THEY LAUGHED WHEN MICKEY ROURKE SAID HE WAS making his debut as a prizefighter. But on the night of Thursday, May 23, in the War Memorial Auditorium in Fort Lauderdale, Mickey made ’em stop laughing. Instead they booed him to the rafters, and some of the 2,300 fans even chanted “Mickey sucks” as Rourke, fighting under the nom de stiff Marielito, danced, wrestled, wiggled, giggled and—occasionally—punched his way to a unanimous decision over a hapless 32-year-old auto mechanic named Steve Powell. (Powell’s trainer gave away a major part of his guy’s regimen when he said, “I’ve been working on him to quit smoking.”)
The 34-year-old Rourke, who hasn’t been razzed by so many people since the critics got a look at Wild Orchid, showed up for the fight in a white stretch limousine. He sequestered himself in his dressing room while his girlfriend, Orchid costar Carré Otis, posed for photographers and predicted that her man would most definitely moider da bum, probably around the second round of the four-round light-heavyweight bout.
Entering the ring, Rourke, who had had 26 amateur bouts as a teenager, seemed equally confident; he shadowboxed, danced a little and backpedaled some, bumping into one of his cornermen. Then he look off his robe, revealing gold satin shorts, slit up the sides and emblazoned with green shamrocks. The crowd, in rare form for the charity event, was already booing. The announcer noted that both men had weighed in at 178 lbs. After an uneventful first round, Rourke went to work, trying to pick Powell up and throw him over the ropes. He clowned, he hit below the belt and sucker-punched Powell while talking to the ref. Between rounds, Rourke gargled Evian water.

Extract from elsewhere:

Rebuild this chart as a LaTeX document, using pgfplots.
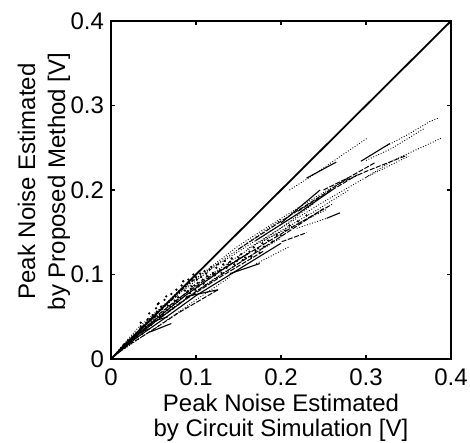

As the final bell sounded, Rourke gave his unmarked opponent a hug and kiss on the neck and invited him out for a beer. As with all mega-fights, there was a press conference afterward, featuring the victorious gladiator, not a hair in place, fielding questions from reporters: How would he describe his fistic style? “Animalistic.” What does the future hold? “Twelve or 14 more fights.” (The future, incidentally, also holds his next movie, costarring Don Johnson and due this fall.) Asked to characterize his opponent, whose record now stands at a lackluster 4-and-5, Rourke said, “He was quicker than I anticipated. They didn’t give me no pancake, ya know.” Then, lapsing into the fighter-as-philosopher mode, he said, “I don’t got no future really as a boxer, but I’m doing it to have a good time.”